▸ **EXERCISE BRIEF**
Below are entries. Pull out all lines containing "chart".

▸ **EXTRACTED INFORMATION**
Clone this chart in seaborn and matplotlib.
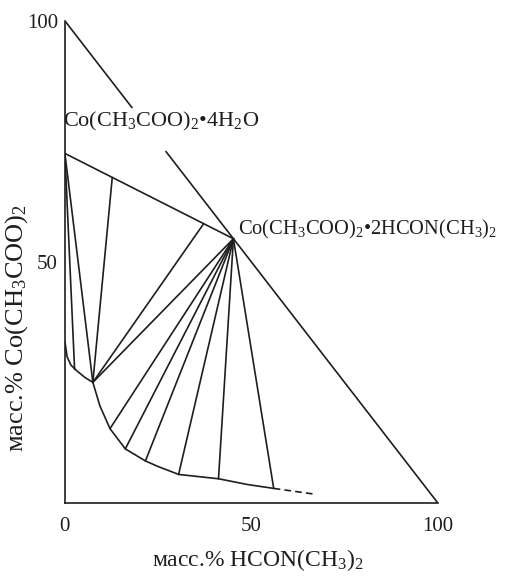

* * *

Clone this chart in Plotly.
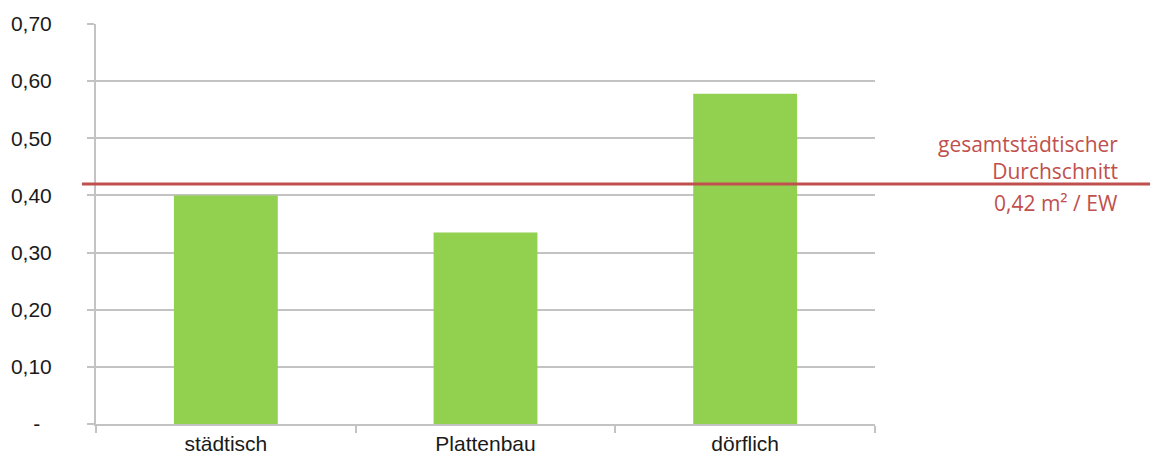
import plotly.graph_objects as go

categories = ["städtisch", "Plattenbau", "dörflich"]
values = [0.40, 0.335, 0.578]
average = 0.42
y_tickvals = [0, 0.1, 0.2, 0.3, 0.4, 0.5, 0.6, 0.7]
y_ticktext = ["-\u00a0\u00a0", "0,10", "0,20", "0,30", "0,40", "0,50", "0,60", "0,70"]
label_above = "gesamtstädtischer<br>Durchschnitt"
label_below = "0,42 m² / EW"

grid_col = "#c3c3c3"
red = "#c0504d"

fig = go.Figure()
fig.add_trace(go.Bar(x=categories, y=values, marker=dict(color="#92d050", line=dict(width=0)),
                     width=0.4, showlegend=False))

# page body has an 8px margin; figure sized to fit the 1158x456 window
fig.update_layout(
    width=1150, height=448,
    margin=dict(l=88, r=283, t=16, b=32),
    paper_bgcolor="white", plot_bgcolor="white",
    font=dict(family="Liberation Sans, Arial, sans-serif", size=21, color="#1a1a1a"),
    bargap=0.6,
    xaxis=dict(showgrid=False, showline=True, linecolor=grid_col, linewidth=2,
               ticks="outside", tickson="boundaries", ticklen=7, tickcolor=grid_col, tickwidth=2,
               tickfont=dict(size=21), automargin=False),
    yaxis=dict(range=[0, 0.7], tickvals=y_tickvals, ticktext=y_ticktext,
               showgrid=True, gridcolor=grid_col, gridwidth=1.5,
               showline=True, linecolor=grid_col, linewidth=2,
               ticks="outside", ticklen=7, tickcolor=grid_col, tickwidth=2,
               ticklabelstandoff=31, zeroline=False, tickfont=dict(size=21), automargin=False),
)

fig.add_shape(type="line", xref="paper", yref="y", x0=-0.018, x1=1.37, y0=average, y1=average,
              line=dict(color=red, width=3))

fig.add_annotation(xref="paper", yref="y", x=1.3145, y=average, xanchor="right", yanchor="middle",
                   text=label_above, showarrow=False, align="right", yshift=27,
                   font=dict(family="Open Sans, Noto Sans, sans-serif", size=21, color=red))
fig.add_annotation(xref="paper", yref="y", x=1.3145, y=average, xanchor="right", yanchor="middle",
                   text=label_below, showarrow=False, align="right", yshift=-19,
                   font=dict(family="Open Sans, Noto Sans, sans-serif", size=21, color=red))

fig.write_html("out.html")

▸ **WRITTEN RESPONSE**
Clone this chart in seaborn and matplotlib.
Clone this chart in Plotly.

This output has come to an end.